20 Aralık
Dün işlerimi bitirip elime kitabımı aldım, birkaç sayfadan sonra uyumuşum. Eskiden hiç sevmezdim gündüz uykusunu, başım ağrırdı uyanınca. Uzun zamandır keyifli bir hal oldu bu uykudan ziyade "iç geçmeler" hali :)) Bazen on dakika, en fazla yarım saat kadar. Uyanınca sanırsın saatlerce uyumuşum. Capcanlı, enerji yüklenmiş bir hal yani... Kahvemi dönünce içmeye karar verip Efes' le çıktık. Kulağımda "Unutma Beni Apartmanı" yolumuzun üzerindeki sokakta kedi kavgasına denk gelince, hemen yolumuzu değiştirdik.

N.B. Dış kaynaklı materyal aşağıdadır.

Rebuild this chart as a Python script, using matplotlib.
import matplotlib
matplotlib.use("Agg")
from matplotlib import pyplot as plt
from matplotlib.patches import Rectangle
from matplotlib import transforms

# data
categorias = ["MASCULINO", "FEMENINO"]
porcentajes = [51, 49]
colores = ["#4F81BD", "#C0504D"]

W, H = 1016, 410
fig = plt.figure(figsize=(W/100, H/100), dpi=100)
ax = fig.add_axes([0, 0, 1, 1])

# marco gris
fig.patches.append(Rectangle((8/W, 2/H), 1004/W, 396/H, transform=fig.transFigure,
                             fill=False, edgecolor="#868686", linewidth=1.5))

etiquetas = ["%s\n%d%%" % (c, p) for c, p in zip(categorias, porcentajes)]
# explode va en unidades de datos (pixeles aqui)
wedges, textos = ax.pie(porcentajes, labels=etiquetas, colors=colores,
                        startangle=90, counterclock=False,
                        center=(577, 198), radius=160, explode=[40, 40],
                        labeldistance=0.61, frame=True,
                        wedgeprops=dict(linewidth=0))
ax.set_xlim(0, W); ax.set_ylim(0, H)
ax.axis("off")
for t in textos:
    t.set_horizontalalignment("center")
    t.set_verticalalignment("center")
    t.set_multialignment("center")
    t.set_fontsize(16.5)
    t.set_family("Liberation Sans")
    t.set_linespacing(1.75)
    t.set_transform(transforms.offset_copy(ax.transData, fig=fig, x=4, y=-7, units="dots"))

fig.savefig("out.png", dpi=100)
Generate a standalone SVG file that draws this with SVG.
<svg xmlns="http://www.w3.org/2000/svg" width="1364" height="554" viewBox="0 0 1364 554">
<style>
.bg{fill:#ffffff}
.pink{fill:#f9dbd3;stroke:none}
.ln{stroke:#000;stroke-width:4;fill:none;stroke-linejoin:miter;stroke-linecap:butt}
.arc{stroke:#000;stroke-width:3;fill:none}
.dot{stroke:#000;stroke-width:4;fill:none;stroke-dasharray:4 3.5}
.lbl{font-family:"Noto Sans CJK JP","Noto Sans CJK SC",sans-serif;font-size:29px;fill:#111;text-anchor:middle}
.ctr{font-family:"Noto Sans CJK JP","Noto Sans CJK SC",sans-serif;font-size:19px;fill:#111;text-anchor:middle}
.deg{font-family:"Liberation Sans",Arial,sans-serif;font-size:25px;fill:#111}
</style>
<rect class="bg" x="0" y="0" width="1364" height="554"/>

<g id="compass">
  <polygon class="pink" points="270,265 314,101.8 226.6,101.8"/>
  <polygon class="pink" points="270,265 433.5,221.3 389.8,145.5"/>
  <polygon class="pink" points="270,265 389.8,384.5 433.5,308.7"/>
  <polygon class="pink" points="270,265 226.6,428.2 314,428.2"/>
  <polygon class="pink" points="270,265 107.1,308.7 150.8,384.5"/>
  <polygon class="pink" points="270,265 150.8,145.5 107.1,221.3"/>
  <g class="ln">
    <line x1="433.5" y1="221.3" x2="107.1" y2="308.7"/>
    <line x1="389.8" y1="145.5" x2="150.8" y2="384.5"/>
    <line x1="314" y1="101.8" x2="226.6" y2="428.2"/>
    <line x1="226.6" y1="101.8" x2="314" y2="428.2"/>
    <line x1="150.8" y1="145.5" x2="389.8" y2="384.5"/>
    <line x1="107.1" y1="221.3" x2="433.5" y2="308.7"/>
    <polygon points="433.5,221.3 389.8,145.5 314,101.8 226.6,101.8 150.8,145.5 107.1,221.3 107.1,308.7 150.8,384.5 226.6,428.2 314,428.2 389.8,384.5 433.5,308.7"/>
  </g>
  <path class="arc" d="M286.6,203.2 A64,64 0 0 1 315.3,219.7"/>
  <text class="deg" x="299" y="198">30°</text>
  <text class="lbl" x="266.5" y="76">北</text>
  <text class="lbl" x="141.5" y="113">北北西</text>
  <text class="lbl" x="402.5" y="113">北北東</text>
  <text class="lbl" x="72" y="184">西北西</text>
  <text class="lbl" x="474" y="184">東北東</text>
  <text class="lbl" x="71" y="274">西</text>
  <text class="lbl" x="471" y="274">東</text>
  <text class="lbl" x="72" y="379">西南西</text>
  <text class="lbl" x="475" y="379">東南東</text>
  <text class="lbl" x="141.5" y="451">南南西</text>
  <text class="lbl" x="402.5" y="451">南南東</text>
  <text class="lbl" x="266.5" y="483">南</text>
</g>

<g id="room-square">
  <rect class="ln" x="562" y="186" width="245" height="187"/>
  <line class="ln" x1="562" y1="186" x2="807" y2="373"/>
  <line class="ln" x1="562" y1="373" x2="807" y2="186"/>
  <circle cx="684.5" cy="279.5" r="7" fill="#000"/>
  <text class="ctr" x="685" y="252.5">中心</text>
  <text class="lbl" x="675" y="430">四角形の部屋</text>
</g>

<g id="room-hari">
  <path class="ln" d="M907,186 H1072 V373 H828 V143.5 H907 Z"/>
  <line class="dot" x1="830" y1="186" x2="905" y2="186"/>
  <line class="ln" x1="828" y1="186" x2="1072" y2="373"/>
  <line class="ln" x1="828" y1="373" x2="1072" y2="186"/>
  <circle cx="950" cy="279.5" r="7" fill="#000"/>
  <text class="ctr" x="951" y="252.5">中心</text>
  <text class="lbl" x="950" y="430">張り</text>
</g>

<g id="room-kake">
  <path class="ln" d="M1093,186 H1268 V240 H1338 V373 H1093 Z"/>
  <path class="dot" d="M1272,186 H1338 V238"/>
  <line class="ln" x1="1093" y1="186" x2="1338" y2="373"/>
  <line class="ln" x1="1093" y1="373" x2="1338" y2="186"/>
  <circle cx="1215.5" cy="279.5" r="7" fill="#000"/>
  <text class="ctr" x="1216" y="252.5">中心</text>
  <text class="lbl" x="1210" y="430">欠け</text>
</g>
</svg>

Kim vurduya gitmek ya da Niyazi olmak korkusuyla sıvıştık oradan.
Alt sokaktan yürüdük, ağaçlarda tohum zarflarına denk gelince hemen cebime atıyorum. Ihlamur, zakkum, adını bilmediğim bir şeyler, meşe palamutları.
Tadilatlara doyamadıkları bir binanın önünden geçerken Efes' te ben de dönüp bir daha baktık. Daha evvel gördüğüm yok canım ne işi var burada dediğim yeni diktikleri zeytin ağacını sarmış sarmalamış, hatta mumyalamaktan hallice yapmışlardı. Fotoğraf çekemedim, güvenlik işkillendi bizden:)

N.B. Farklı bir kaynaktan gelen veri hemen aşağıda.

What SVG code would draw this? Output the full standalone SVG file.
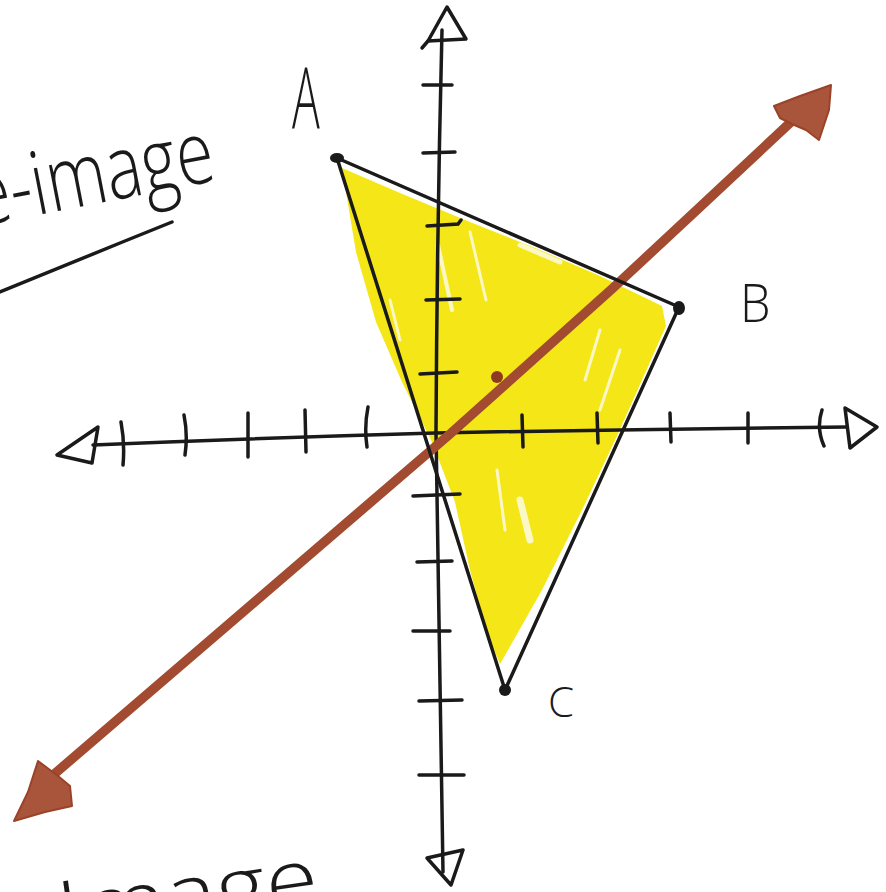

Yolu bira daha uzatıp döndük eve. Kahvemi yaptım Moskova' da Bir Beyfendi dizisininden bir bölüm daha izledim. İki bölüm kaldı, bitmesin istiyorum.
Yeni bir kitap seçtim kitaplıktan. Yiyun Li' sin Kazkafa' nın Kitabı ilginç bir okuma olacak hissi var içimde.
Efes'in kıyafetlerini koyduğum banyodaki dolapta su kaçağı olduğunu fark ettim. Tüm kıyafetlerini yıkadım. Kurutmalık dolu olduğu için evin her bir yanına dağıttım giysileri. Sabah kurumuşlardı, az evvel topladım. Yeni bir yer ayarlayayım.
Kahvaltı bulaşıkları tezgahta, birazdan Hatha yoga dersim var. Sonra "hayırlı cumalar "furyası, akşamı yaparız. İyi bakın kendinize.